Воспоминания о блокаде (Глинка) - страница 208


А. К. Марков

Полностью ли понимал старый горный инженер, куда неудержимо поворачивается хозяйственный организм огромного и становящегося все более тоталитарным государства? Ощущал ли тревогу? Но если не понимал и не ощущал, то по какой причине, уже пережив голод, разгул грабежей и бессудных расправ 1918–1920 годов, он в 1925 году вдруг замуровывает в тайник свою любимую и явно предназначенную для педагогических целей коллекцию? Хочет передать ее сыну, тоже горному инженеру и, добавим, впоследствии также преподавателю Горного института? Но почему не прямо, а в виде клада? Хочет, чтобы сын что-то переждал, дождался иных времен?

Силы у Константина Викторовича, видимо, были на исходе… Платина и золото, гранаты и бериллы доехали только до дровяника, чтобы через полвека исчезнуть в мутном растворе ремонтников дома и тех органов, которые занимались, в частности, дальнейшей судьбой кирпичей золота, найденных в кладке Гостиного двора.

Всех этих подробностей дядя Владислав Михайлович не знал. Знал он лишь о том, что старый горняк перед смертью отвел беду от семьи.

И уезжая на такси от памятного ему дома, дядя, которому было к восьмидесяти, не исключено, вспоминал и о том, что нечто подобное поступку старого горняка пришлось в свое время совершить и ему. Должно быть, это произошло в конце тридцатых. Вероятно, повторялось и потом, уже после войны, когда стала свиваться и развиваться спираль «Ленинградского дела».

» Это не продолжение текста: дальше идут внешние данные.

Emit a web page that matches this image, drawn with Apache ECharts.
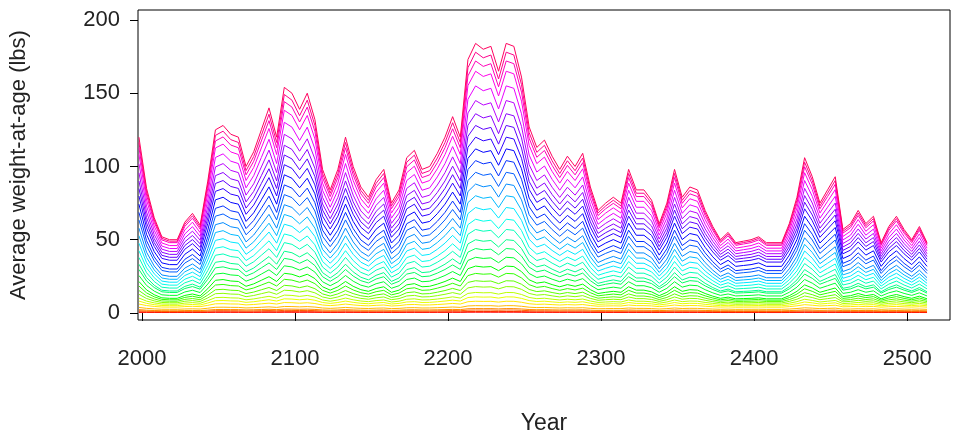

В дядином архиве нет дневников, записных и адресных книжек тридцатых и сороковых годов. Нет и писем к нему, написанных до середины пятидесятых. Писем, относящимся к годам последующим – многие сотни, если не тысячи. Связки, коробки, пачки… Это – вал. От предшествующих лет – отдельные конверты, единичные листочки, да и то лишь от тех, кого уже не было к 1950-му в живых. От тех, кому уже не навредишь.

На камнях и слитках не было написано ни имен, ни адресов. Если бы в 1920-х до драгоценностей докопались, опасность грозила лишь владельцу дровяника. И потому он счел возможным их только спрятать.


Роль огромного углового дома на углу 9-й линии и Среднего проспекта, как поставщика сюжетов, так или иначе связанных с жизнью родственников и близких к ним людей, на сказанном не заканчивается.

Лет пятнадцать назад, разбирая оставшиеся ненапечатанными воспоминания дяди, я наткнулся на страницы, посвященные невеселому финалу жизни крестного отца В. М., председателя Старорусской земской управы восьмидесятилетнего Владислава Владиславовича Карцева, который в конце 1920-х годов переселился из Старой Руссы в Ленинград. Комнату Карцеву «со всей обстановкой» предоставил в своей большой квартире один из его дальних родственников – инженер Грюнман. Всего же братьев Грюнманов, по словам В. М., было трое, все были инженерами, и до революции у них были свои дачи на Рижском взморье. Того из Грюнманов, который приютил В. В. Карцева, звали Павлом Ивановичем. С женой и сыном Павликом он жил (мемуары дяди характерны точными привязками) на углу Среднего пр. В. О. и 9-й линии. Стоп! Это же тот дом, где жила семья Марковых, подумал я (другой-то угол – табачная фабрика). Совпадение? Да как это может быть! Я позвонил четвероюродному брату, Косте Маркову. Не говорит ли ему что-нибудь фамилия Грюнманов, в квартире которых в 1936 году умер Карцев?